Ecco, mi avvio alla conclusione: da dove nasce la preghiera allora. La preghiera non è una iniziativa nostra, è una iniziativa dello Spirito e lo Spirito solitamente suscita la preghiera dentro di noi facendoci desiderare di pregare, anche quando non ci riusciamo. Ma questo desiderio non può semplicemente rimanere un desiderio, ha bisogno di diventare un fatto. Per aiutare questo seme a germogliare, noi possiamo fare due cose: l’elemosina e il digiuno. Cioè, coltivare in maniera orizzontale compassione nei confronti della vita delle persone che sono accanto a noi, amici, non di quelle che non ci scegliamo, ma di quelle che ci stanno. Perché anch’io vorrei stare con delle persone… che purtroppo però non ci vivo, con queste persone, e vivo con altre persone… ma io è nei confronti di chi c’è dentro la mia vita che devo esercitare compassione, non di quelle che io mi scelgo. Gesù dice nel vangelo: Ma se amate quelli che vi amano, che merito ne avete, fanno così tutti” eh… sono tutti bravi a fare così dice Gesù. Amate quelli che non vi stanno proprio simpatici…. però ce li avete di fianco! Amate i vostri nemici, a volte, e i nemici ti vivono in casa, a volte, sono accanto a te, sono i tuoi colleghi di lavoro, il tuo vicino di casa. Coltivare la compassione, l’elemosina, accorgersi del dolore e del bisogno dell’altro…. questo fa germogliare il desiderio della preghiera in fatto. E la seconda cosa: digiunare, cominciare a disintossicarci da tutte le nostre dipendenze, perché sono dipendenze che riempiono il vuoto. Dobbiamo imparare ad essere nudi e crudi per poter pregare, dobbiamo imparare ad abitare il nostro vuoto. Poi dobbiamo smettere di essere concentrati su noi stessi e dobbiamo capire che non preghiamo perché stiamo cercando qualcosa per noi, ma perché stiamo cercando un altro, stiamo cercando chi amiamo.

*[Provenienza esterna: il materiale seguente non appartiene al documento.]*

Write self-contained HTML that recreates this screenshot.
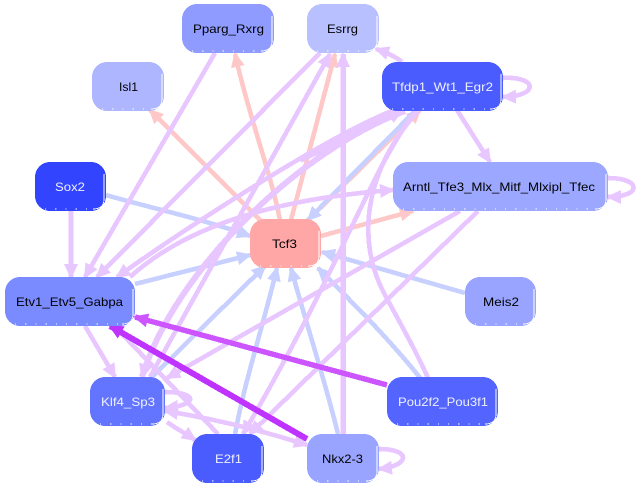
<!DOCTYPE html>
<html>
<head>
<meta charset="utf-8">
<style>
html,body{margin:0;padding:0;background:#fff;width:638px;height:489px;overflow:hidden}
svg{display:block}
text{font-family:"Liberation Sans",sans-serif;font-size:12px;text-anchor:start}
.e path{fill:none;stroke-width:4.6;shape-rendering:crispEdges}
.w{fill:none;stroke:#fff;stroke-width:.8;shape-rendering:crispEdges}
.d{fill:none;stroke:#fff;stroke-width:1.2;stroke-dasharray:1.2 9;shape-rendering:crispEdges}
.n{shape-rendering:crispEdges}
</style>
</head>
<body>
<svg width="638" height="489" viewBox="0 0 638 489" xmlns="http://www.w3.org/2000/svg">
<defs>
<marker id="ap" markerUnits="userSpaceOnUse" markerWidth="18" markerHeight="15" refX="13" refY="7" orient="auto"><path d="M0 0L15 7L0 14z" fill="#e8c6ff"/></marker>
<marker id="ab" markerUnits="userSpaceOnUse" markerWidth="18" markerHeight="15" refX="13" refY="7" orient="auto"><path d="M0 0L15 7L0 14z" fill="#c8d0ff"/></marker>
<marker id="ar" markerUnits="userSpaceOnUse" markerWidth="18" markerHeight="15" refX="13" refY="7" orient="auto"><path d="M0 0L15 7L0 14z" fill="#ffc8c8"/></marker>
<marker id="as" markerUnits="userSpaceOnUse" markerWidth="18" markerHeight="15" refX="13" refY="7" orient="auto"><path d="M0 0L15 7L0 14z" fill="#cc55ff"/></marker>
<marker id="at" markerUnits="userSpaceOnUse" markerWidth="18" markerHeight="15" refX="13" refY="7" orient="auto"><path d="M0 0L15 7L0 14z" fill="#bf33ff"/></marker>
</defs>

<g class="e" style="stroke:#ffc8c8">
<path marker-end="url(#ar)" d="M262 222L150 110"/>
<path marker-end="url(#ar)" d="M280 220C270 170 250 120 235 54"/>
<path marker-end="url(#ar)" d="M291 220L335 54"/>
<path marker-end="url(#ar)" d="M306 222L420 110"/>
<path marker-end="url(#ar)" d="M321 236L413 211"/>
</g>

<g class="e" style="stroke:#c8d0ff">
<path marker-end="url(#ab)" d="M106 195C150 208 200 218 250 236"/>
<path marker-end="url(#ab)" d="M135 284L250 255"/>
<path marker-end="url(#ab)" d="M152 377L265 266"/>
<path marker-end="url(#ab)" d="M235 434C245 380 262 330 277 268"/>
<path marker-end="url(#ab)" d="M338 434C325 380 305 320 291 268"/>
<path marker-end="url(#ab)" d="M421 379C390 340 355 305 318 268"/>
<path marker-end="url(#ab)" d="M465 293L322 252"/>
<path marker-end="url(#ab)" d="M415 111L308 220"/>
</g>

<g class="e" style="stroke:#e8c6ff">
<path marker-end="url(#ap)" d="M71 211L71 277"/>
<path marker-end="url(#ap)" d="M215 53L85 277"/>
<path marker-end="url(#ap)" d="M320 53L97 277"/>
<path marker-end="url(#ap)" d="M392 111C330 135 190 225 117 277"/>
<path marker-end="url(#ap)" d="M130 277C180 232 260 200 393 190"/>
<path marker-end="url(#ap)" style="stroke-width:6" d="M405 111C300 150 175 270 142 377"/>
<path marker-end="url(#ap)" d="M150 377L330 54"/>
<path marker-end="url(#ap)" style="stroke-width:5.5" d="M343 434L343 54"/>
<path marker-end="url(#ap)" d="M402 62C395 56 385 52 376 49"/>
<path marker-end="url(#ap)" d="M457 110L490 162"/>
<path d="M418 111C365 170 355 240 385 295S420 360 428 378"/>
<path marker-end="url(#ap)" d="M416 111C370 170 340 270 243 434"/>
<path marker-end="url(#ap)" d="M478 211L250 434"/>
<path marker-end="url(#ap)" d="M460 211L167 378"/>
<path d="M218 434L123 335"/>
<path marker-end="url(#ap)" d="M85 326L115 377"/>
<path marker-end="url(#ap)" d="M167 422C175 428 185 433 195 440"/>
<path marker-end="url(#ap)" d="M165 392C197 392 200 405 165 408"/>
<path marker-end="url(#ap)" d="M165 411C210 418 260 430 307 445"/>
<path marker-end="url(#ap)" d="M307 445C260 430 210 418 165 411"/>
<path marker-end="url(#ap)" d="M503 78C537 76 540 96 503 97"/>
<path marker-end="url(#ap)" d="M608 178C642 178 642 197 608 197"/>
<path marker-end="url(#ap)" d="M379 449C412 449 410 466 379 469"/>
<path marker-end="url(#ap)" style="stroke-width:6" d="M300 160L402 111"/>
</g>

<g class="e">
<path marker-end="url(#as)" style="stroke:#cc55ff;stroke-width:5.4" d="M387 385L135 317"/>
<path marker-end="url(#at)" style="stroke:#bf33ff;stroke-width:6" d="M307 439L110 326"/>
</g>

<!-- Nodes -->
<g class="n">
<rect x="182" y="4" width="92" height="49" rx="15" fill="#8f9bff"/>
<rect x="92" y="62" width="72" height="49" rx="15" fill="#aeb6ff"/>
<rect x="307" y="4" width="72" height="49" rx="15" fill="#b8c0ff"/>
<rect x="382" y="62" width="121" height="49" rx="15" fill="#4b5cff"/>
<rect x="393" y="162" width="215" height="49" rx="15" fill="#9ca7ff"/>
<rect x="35" y="162" width="71" height="49" rx="15" fill="#3344ff"/>
<rect x="250" y="219" width="71" height="49" rx="15" fill="#ffa6a6"/>
<rect x="5" y="277" width="130" height="49" rx="15" fill="#7a8aff"/>
<rect x="465" y="277" width="71" height="49" rx="15" fill="#98a4ff"/>
<rect x="90" y="377" width="75" height="49" rx="15" fill="#6375ff"/>
<rect x="387" y="377" width="111" height="49" rx="15" fill="#5364ff"/>
<rect x="192" y="434" width="72" height="49" rx="15" fill="#4b5cff"/>
<rect x="307" y="434" width="72" height="49" rx="15" fill="#98a4ff"/>
</g>

<!-- Inner periphery highlights -->
<path class="w" d="M272 16V41Q272 51 261 51"/>
<path class="w" d="M162 74V99Q162 109 151 109"/>
<path class="w" d="M377 16V41Q377 51 366 51"/>
<path class="w" d="M501 74V99Q501 109 490 109"/>
<path class="w" d="M606 174V199Q606 209 595 209"/>
<path class="w" d="M104 174V199Q104 209 93 209"/>
<path class="w" d="M319 231V256Q319 266 308 266"/>
<path class="w" d="M133 289V314Q133 324 122 324"/>
<path class="w" d="M534 289V314Q534 324 523 324"/>
<path class="w" d="M163 389V414Q163 424 152 424"/>
<path class="w" d="M496 389V414Q496 424 485 424"/>
<path class="w" d="M262 446V471Q262 481 251 481"/>
<path class="w" d="M377 446V471Q377 481 366 481"/>

<path class="d" d="M192 51H262"/>
<path class="d" d="M102 109H152"/>
<path class="d" d="M317 51H367"/>
<path class="d" d="M392 109H491"/>
<path class="d" d="M403 209H596"/>
<path class="d" d="M45 209H94"/>
<path class="d" d="M260 266H309"/>
<path class="d" d="M15 324H123"/>
<path class="d" d="M475 324H524"/>
<path class="d" d="M100 424H153"/>
<path class="d" d="M397 424H486"/>
<path class="d" d="M202 481H252"/>
<path class="d" d="M317 481H367"/>

<!-- Labels -->
<text x="193" y="33" textLength="71" lengthAdjust="spacingAndGlyphs" fill="#000">Pparg_Rxrg</text>
<text x="119" y="91" textLength="19" lengthAdjust="spacingAndGlyphs" fill="#000">Isl1</text>
<text x="327" y="33" textLength="31" lengthAdjust="spacingAndGlyphs" fill="#000">Esrrg</text>
<text x="392" y="91" textLength="101" lengthAdjust="spacingAndGlyphs" fill="#eef0ff">Tfdp1_Wt1_Egr2</text>
<text x="403" y="191" textLength="192" lengthAdjust="spacingAndGlyphs" fill="#000">Arntl_Tfe3_Mlx_Mitf_Mlxipl_Tfec</text>
<text x="55" y="191" textLength="30" lengthAdjust="spacingAndGlyphs" fill="#eef0ff">Sox2</text>
<text x="272" y="248" textLength="25" lengthAdjust="spacingAndGlyphs" fill="#000">Tcf3</text>
<text x="16" y="306" textLength="107" lengthAdjust="spacingAndGlyphs" fill="#000">Etv1_Etv5_Gabpa</text>
<text x="483" y="306" textLength="36" lengthAdjust="spacingAndGlyphs" fill="#000">Meis2</text>
<text x="101" y="406" textLength="54" lengthAdjust="spacingAndGlyphs" fill="#eef0ff">Klf4_Sp3</text>
<text x="398" y="406" textLength="90" lengthAdjust="spacingAndGlyphs" fill="#eef0ff">Pou2f2_Pou3f1</text>
<text x="215" y="463" textLength="27" lengthAdjust="spacingAndGlyphs" fill="#eef0ff">E2f1</text>
<text x="322" y="463" textLength="41" lengthAdjust="spacingAndGlyphs" fill="#000">Nkx2-3</text>
</svg>
</body>
</html>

E non stiamo cercando semplicemente noi stessi. E comprendere così che la preghiera è una relazione con Dio, non una relazione con il nostro “io” più profondo.

Che cosa potrebbe aiutarci: il silenzio, l’ascolto e l’affezione.

Il silenzio come la capacità di saper entrare in maniera giusta dentro la nostra interiorità, per riscoprire, all’interno della nostra interiorità, che quel caos è abitato anche da una voce di cui noi abbiamo bisogno. Il silenzio che ci predispone, il silenzio che ci fa fare discernimento. E per poter avere questo silenzio che ci fa entrare dentro la nostra interiorità smettere di parlar male degli altri. Questo ci dispone al silenzio.

L’ascolto. Che cosa è l’ascolto: un’idea geniale che ci balena nella mente quando riflettiamo molto? No, l’ascolto è l’ascolto soprattutto della Parola di Dio. Ma la Parola di Dio può essere ambigua, può essere posta a noi dal Male o dallo Spirito Santo. Noi siamo autorizzati ad ascoltare la Parola quando quella Parola è Misericordia, quando ci dice la verità nell’amore e non quando ci dice una verità per farci sentire in colpa. E’ una verità per la vita non per la morte.

Terza cosa: coltivare un’affezione nei confronti di Dio, elaborare, cioè, dei modi di amarlo che sono tutti nostri, tutti personali; ma in cui riempiamo il tempo delle nostre giornate, il tempo di questa nostra relazione di piccole attenzioni, di piccole caratteristiche che altro non sono che un modo di esprimere l’amore e rafforzare l’amore. Pregare come partecipazione affettiva alla vita di Dio.

Mi piacerebbe dirvi che io tutte queste cose le faccio e mi riescono benissimo, sono molto bravo e sono molto felice. Invece…. sono ancora un principiante e sto imparando tutto questo e se sono molto chiaro a spiegarlo agli altri è perché in realtà sono molto affaticato nel cercare di renderlo vivo dentro la mia vita. Quindi non sono qui come testimone ma come un povero disgraziato che si trova sulla stessa barca e che ha il medesimo desiderio di pregare, ma che sa che quello che vi ho appena detto non è frutto mio ma è frutto della tradizione che la Chiesa ci ha consegnato in tanti anni e di cui io insieme con voi vorrei farne tesoro. Grazie mille.